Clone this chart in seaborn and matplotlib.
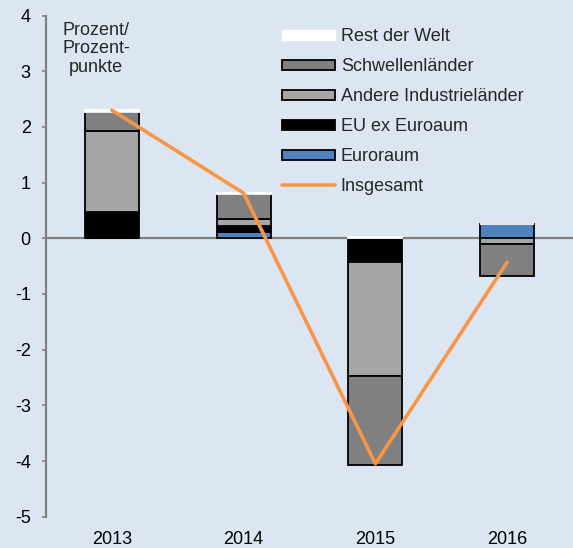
import matplotlib
matplotlib.use("Agg")
import matplotlib.pyplot as plt
import seaborn as sns
import numpy as np
from matplotlib.patches import Patch
from matplotlib.lines import Line2D

years = ["2013", "2014", "2015", "2016"]
euroraum = [0.0, 0.11, 0.0, 0.25]
eu_ex = [0.47, 0.11, -0.43, 0.0]
andere = [1.45, 0.12, -2.05, -0.10]
schwellen = [0.35, 0.45, -1.60, -0.57]
rest = [0.03, 0.03, 0.03, 0.0]
insgesamt = [2.3, 0.81, -4.05, -0.43]

sns.set_theme(style="white")
plt.rcParams['font.family'] = ['Liberation Sans', 'DejaVu Sans']

FS = 13
bg = "#DCE6F2"
fig = plt.figure(figsize=(5.73, 5.48), dpi=100, facecolor=bg)
ax = fig.add_axes([46/573, (548-516.7)/548, 1 - 46/573, (516.7-15.5)/548])
ax.set_facecolor(bg)

series = [
    ("Euroraum", euroraum, "#4F81BD", "black"),
    ("EU ex Euroaum", eu_ex, "black", "black"),
    ("Andere Industrieländer", andere, "#A6A6A6", "black"),
    ("Schwellenländer", schwellen, "#808080", "black"),
    ("Rest der Welt", rest, "white", "white"),
]
x = np.arange(len(years))
pos_bottom = np.zeros(len(years))
neg_bottom = np.zeros(len(years))
width = 0.41
for name, vals, fc, ec in series:
    vals = np.array(vals, dtype=float)
    bottoms = np.where(vals >= 0, pos_bottom, neg_bottom)
    ax.bar(x, vals, width=width, bottom=bottoms, color=fc, edgecolor=ec,
           linewidth=1.3, zorder=3)
    pos_bottom = pos_bottom + np.where(vals > 0, vals, 0)
    neg_bottom = neg_bottom + np.where(vals < 0, vals, 0)

ax.axhline(0, color="#808080", lw=1.6, zorder=2)
sns.lineplot(x=x, y=insgesamt, ax=ax, color="#F79646", lw=2.6, zorder=5,
             legend=False)

ax.set_xlim(-0.5, 3.5)
ax.set_ylim(-5, 4)
ax.set_yticks(range(-5, 5))
ax.set_yticklabels([str(v) for v in range(-5, 5)])
ax.set_xticks(x)
ax.set_xticklabels(years)
for s in ["top", "right", "bottom"]:
    ax.spines[s].set_visible(False)
ax.spines["left"].set_color("#808080")
ax.spines["left"].set_linewidth(1.6)
ax.tick_params(axis="y", length=3, width=1.2, color="#808080", pad=8,
               labelsize=FS, labelcolor="black", left=True)
ax.tick_params(axis="x", length=0, pad=10, labelsize=FS, labelcolor="black")

ax.text(-0.12, 3.88, "Prozent/\nProzent-\npunkte", ha="center", va="top",
        fontsize=FS, linespacing=1.1, zorder=6)

handles = [
    Patch(facecolor="white", edgecolor="white", label="Rest der Welt"),
    Patch(facecolor="#808080", edgecolor="black", lw=1.3, label="Schwellenländer"),
    Patch(facecolor="#A6A6A6", edgecolor="black", lw=1.3, label="Andere Industrieländer"),
    Patch(facecolor="black", edgecolor="black", lw=1.3, label="EU ex Euroaum"),
    Patch(facecolor="#4F81BD", edgecolor="black", lw=1.3, label="Euroraum"),
    Line2D([0], [0], color="#F79646", lw=2.6, label="Insgesamt"),
]
leg = ax.legend(handles=handles, loc="upper left", bbox_to_anchor=(0.424, 1.0),
                frameon=False, fontsize=FS, handlelength=2.95, handleheight=0.5,
                handletextpad=0.3, labelspacing=0.72, borderaxespad=0.3)

fig.savefig("out.png", dpi=100, facecolor=bg)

> [DIRECTION] Look for lines containing the string "seaborn" and copy them all.

> [THE ANSWER]
Clone this chart in seaborn and matplotlib.
import seaborn as sns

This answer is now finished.